The guy was just using the Taxis to fence his counterfeit $100s. Trip to airport then go to taxi stand to go back to the bar scene. Rinse and repeat.


----------



## tohunt4me (Nov 23, 2015)

Another Uber Driver said:


> Perhaps they do not in Minnesota, but they do elsewhere. I have seen it happen more than once.
> 
> ..............and these TNC drivers wonder why we tell them that they do not know anything about this business............


i do not think Stevie would B.S. us

Steve is A O.K.


----------



## Stevie The magic Unicorn (Apr 3, 2018)

backstreets-trans said:


> The guy was just using the Taxis to fence his counterfeit $100s.

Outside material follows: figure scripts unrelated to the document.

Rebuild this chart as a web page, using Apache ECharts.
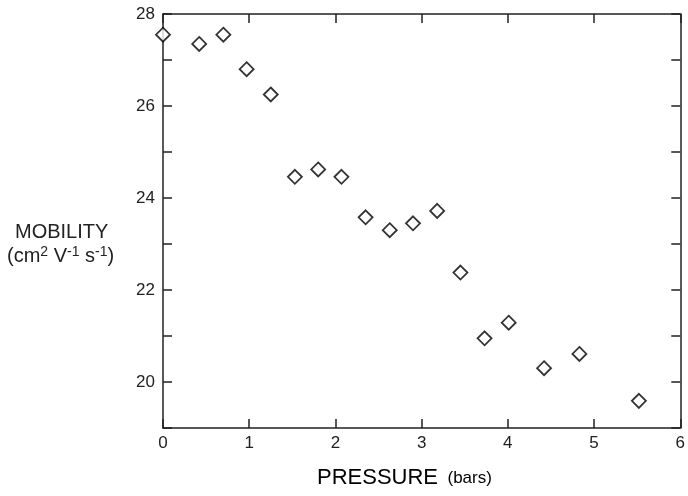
<!DOCTYPE html>
<html>
<head>
<meta charset="utf-8">
<script src="https://cdn.jsdelivr.net/npm/echarts@6/dist/echarts.min.js"></script>
<style>
  html, body { margin: 0; padding: 0; background: #fff; }
  #chart { width: 688px; height: 496px; }
</style>
</head>
<body>
<div id="chart"></div>
<script>
const pressure = [0, 0.42, 0.70, 0.97, 1.25, 1.53, 1.80, 2.07, 2.35, 2.63, 2.90, 3.18, 3.45, 3.73, 4.01, 4.42, 4.83, 5.52]
const mobility = [27.55, 27.35, 27.55, 26.80, 26.25, 24.46, 24.62, 24.46, 23.58, 23.30, 23.45, 23.72, 22.38, 20.95, 21.29, 20.30, 20.61, 19.59]

const ink = '#222'
const font = 'Liberation Sans, Arial, sans-serif'

const chart = echarts.init(document.getElementById('chart'), null, {renderer: 'canvas'})

// frame is drawn by four axes, ticks point inwards
const line = {show: true, onZero: false, lineStyle: {color: ink, width: 1.5}}
const tick = {show: true, inside: true, length: 9, lineStyle: {color: ink, width: 1.5}}

chart.setOption({
    animation: false,
    grid: {left: 163, right: 4, top: 14, bottom: 68},
    xAxis: [
        {
            type: 'value', min: 0, max: 6, interval: 1,
            axisLine: line, axisTick: tick, splitLine: {show: false},
            axisLabel: {color: ink, fontSize: 17, fontFamily: font, margin: 7}
        },
        {
            type: 'value', position: 'top', min: 0, max: 6, interval: 1,
            axisLine: line, axisTick: tick, splitLine: {show: false},
            axisLabel: {show: false}
        }
    ],
    yAxis: [
        {
            type: 'value', min: 19, max: 28, interval: 1,
            axisLine: line, axisTick: tick, splitLine: {show: false},
            axisLabel: {
                color: ink, fontSize: 17, fontFamily: font, margin: 8,
                formatter: v => (v % 2 === 0 ? String(v) : '')
            }
        },
        {
            type: 'value', position: 'right', min: 19, max: 28, interval: 1,
            axisLine: line, axisTick: tick, splitLine: {show: false},
            axisLabel: {show: false}
        }
    ],
    series: [{
        type: 'scatter',
        data: pressure.map((p, i) => [p, mobility[i]]),
        symbol: 'diamond',
        symbolSize: 14,
        clip: false,
        itemStyle: {color: '#fff', borderColor: '#000', borderWidth: 1.8}
    }],
    graphic: [
        {
            type: 'text', left: 15, top: 222,
            style: {text: 'MOBILITY', fill: ink, fontSize: 20, fontFamily: font}
        },
        {
            type: 'text', left: 7, top: 245,
            style: {
                text: '{a|(cm}{s|2}{a| V}{s|-1}{a| s}{s|-1}{a|)}',
                fill: ink,
                rich: {
                    a: {fontSize: 20, fontFamily: font, color: ink},
                    s: {fontSize: 14, fontFamily: font, color: ink, padding: [0, 0, 9, 0]}
                }
            }
        },
        {
            type: 'text', left: 317, top: 467,
            style: {
                text: '{p|PRESSURE}{b|  (bars)}',
                rich: {
                    p: {fontSize: 22, fontFamily: font, color: ink},
                    b: {fontSize: 17, fontFamily: font, color: ink}
                }
            }
        }
    ]
})
</script>
</body>
</html>
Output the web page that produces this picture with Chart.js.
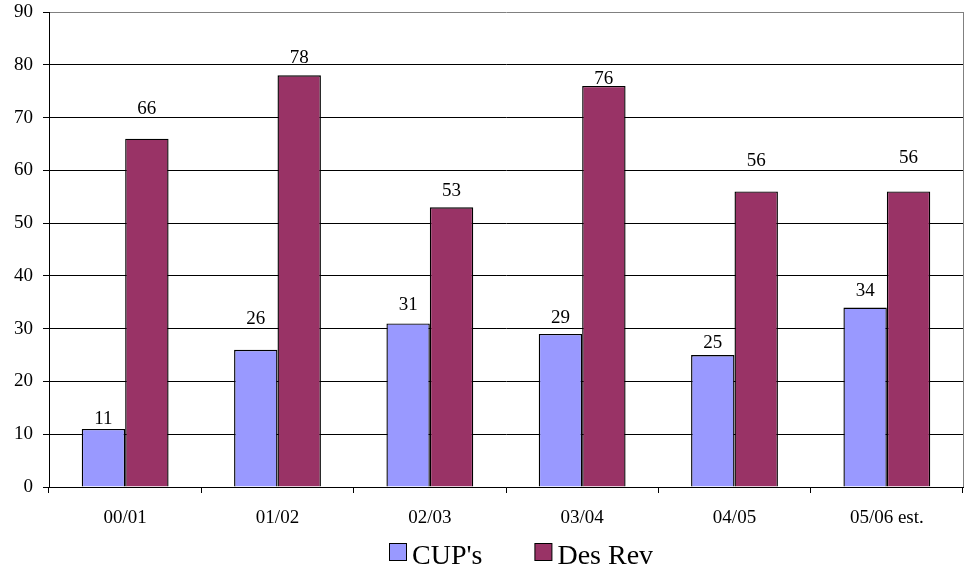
<!DOCTYPE html>
<html>
<head>
<meta charset="utf-8">
<title>CUP's and Des Rev</title>
<script src="https://cdn.jsdelivr.net/npm/chart.js@4.4.1/dist/chart.umd.min.js"></script>
<style>
  html, body { margin: 0; padding: 0; background: #ffffff; }
  #wrap { width: 968px; height: 571px; }
</style>
</head>
<body>
<div id="wrap"><canvas id="chart" width="968" height="571"></canvas></div>
<script>
// Fiscal years on the category axis
const years = ['00/01', '01/02', '02/03', '03/04', '04/05', '05/06 est.'];
// Counts per year
const cups = [11, 26, 31, 29, 25, 34];
const desRev = [66, 78, 53, 76, 56, 56];
// Value axis ticks
const yMin = 0;
const yMax = 90;
const yStep = 10;

// Vertical gap (px) between each bar top and the centre of its value label
const cupsLabelGap = [10, 31, 18, 16, 12, 17];
const desRevLabelGap = [30, 17, 16, 7, 30, 33];

const FONT = '"Liberation Serif", "Times New Roman", serif';
const TEXT_SIZE = 19;

// Value labels above each bar
const valueLabels = {
  id: 'valueLabels',
  afterDatasetsDraw(chart) {
    const ctx = chart.ctx;
    const gaps = [cupsLabelGap, desRevLabelGap];
    ctx.save();
    ctx.font = TEXT_SIZE + 'px ' + FONT;
    ctx.fillStyle = '#000000';
    ctx.textAlign = 'center';
    ctx.textBaseline = 'middle';
    chart.data.datasets.forEach((ds, di) => {
      const meta = chart.getDatasetMeta(di);
      meta.data.forEach((bar, i) => {
        ctx.fillText(String(ds.data[i]), bar.x, bar.y - gaps[di][i]);
      });
    });
    ctx.restore();
  }
};

// Grey plot-area frame on the right, and the legend under the axis labels
const frameAndLegend = {
  id: 'frameAndLegend',
  afterDraw(chart) {
    const ctx = chart.ctx;
    const a = chart.chartArea;
    ctx.save();
    ctx.strokeStyle = '#808080';
    ctx.lineWidth = 1;
    ctx.beginPath();
    ctx.moveTo(Math.round(a.right) + 0.5, a.top);
    ctx.lineTo(Math.round(a.right) + 0.5, a.bottom);
    ctx.stroke();

    // legend
    ctx.font = '28px ' + FONT;
    ctx.textBaseline = 'alphabetic';
    ctx.textAlign = 'left';
    const box = 17, boxGap = 6, itemGap = 52;
    const items = chart.data.datasets.map(ds => ({
      text: ds.label,
      color: ds.backgroundColor,
      w: box + boxGap + ctx.measureText(ds.label).width
    }));
    const total = items.reduce((s, it) => s + it.w, 0) + itemGap * (items.length - 1);
    let x = Math.round(521 - total / 2);
    const boxTop = 543, baseline = 564;
    items.forEach(it => {
      ctx.fillStyle = it.color;
      ctx.fillRect(x + 0.5, boxTop + 0.5, box, box);
      ctx.strokeStyle = '#000000';
      ctx.lineWidth = 1;
      ctx.strokeRect(x + 0.5, boxTop + 0.5, box, box);
      ctx.fillStyle = '#000000';
      ctx.fillText(it.text, x + box + boxGap, baseline);
      x += it.w + itemGap;
    });
    ctx.restore();
  }
};

new Chart(document.getElementById('chart'), {
  type: 'bar',
  data: {
    labels: years,
    datasets: [
      {
        label: "CUP's",
        data: cups,
        backgroundColor: '#9999FF',
        borderColor: '#000000',
        borderWidth: 1.4,
        categoryPercentage: 0.57,
        barPercentage: 1.0
      },
      {
        label: 'Des Rev',
        data: desRev,
        backgroundColor: '#993366',
        borderColor: '#000000',
        borderWidth: 1.4,
        categoryPercentage: 0.57,
        barPercentage: 1.0
      }
    ]
  },
  options: {
    responsive: false,
    animation: false,
    layout: { padding: { left: 0, right: 5, top: 12, bottom: 0 } },
    plugins: {
      legend: { display: false },
      tooltip: { enabled: false }
    },
    scales: {
      x: {
        grid: {
          display: true,
          drawOnChartArea: false,
          drawTicks: true,
          tickLength: 6,
          color: '#000000',
          offset: true
        },
        border: { display: true, color: '#000000', width: 1 },
        ticks: {
          color: '#000000',
          font: { family: FONT, size: TEXT_SIZE },
          padding: 14,
          maxRotation: 0,
          autoSkip: false
        },
        afterFit(scale) {
          scale.height = 84;
          scale.paddingLeft = 0;
          scale.paddingRight = 0;
        }
      },
      y: {
        min: yMin,
        max: yMax,
        grid: {
          color: ctx => (ctx.tick && ctx.tick.value === yMax) ? '#808080' : '#000000',
          tickColor: '#000000',
          drawTicks: true,
          tickLength: 6,
          lineWidth: 1
        },
        border: { display: true, color: '#000000', width: 1 },
        ticks: {
          stepSize: yStep,
          color: '#000000',
          font: { family: FONT, size: TEXT_SIZE },
          padding: 10
        },
        afterFit(scale) {
          scale.width = 49;
          scale.paddingTop = 0;
          scale.paddingBottom = 0;
        }
      }
    }
  },
  plugins: [valueLabels, frameAndLegend]
});
</script>
</body>
</html>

Trip to airport then go to taxi stand to go back to the bar scene. Rinse and repeat.


That's my _suspicion_ at this point. I didn't pick him up from the bar scene, i picked him up on my WAY to the bar scene for closing time. Had i NOT picked him up i could have gone down to the clubs to cruise for someone with a dead cell phone or has just been shuffled.

I got his fare from dispatch less than a mile from the pickup location, i was on the road heading his direction when i got it. So just a mile down the road. Going from the airport to the club scene in any timely fashion isn't possible. But had i not gotten his fare odds are very likely i would have gotten *something* out at the club scene. Or the hood just to the west...

And had i stayed put at my last drop-off before him, i wouldn't have gotten $(&%. The east side of town is the universities and the much more well off side of town. The west side of town is the hood and where all the late night taxi business is.

After i dropped him, the airport is out of bound for me, couldn't make it downtown for bar closing time, and the east side of town is dead late night. In the next hour or so the hood actually gets slow as well leading up to 3:00 AM, at which point there's nothing anywhere.

Basically this dumb idiot picked the absolute worst time to do exactly what he did to me, where i had the least to lose by being vindictive and getting revenge, and the worst part of town to boot.

I bet he didn't count on me having a choice literally be to get revenge on him over or parking to watch youtube and get a sammich.


----------



## Wardell Curry (Jul 9, 2016)

jaybx17 said:


> Quite the imagination some of you have got on this blog


Facts. I swear some of the clowns on NYC steal stories from here before posting up there. But you know what we say, show the dashcam footage too or no one believes it.


----------



## Karen Stein (Nov 5, 2016)

I thought this was a site for Uber drivers, not taxi drivers.

One of the best features of Uber, one of the things that sets it apart from taxi driving, is that the system keeps this situation from ever happening.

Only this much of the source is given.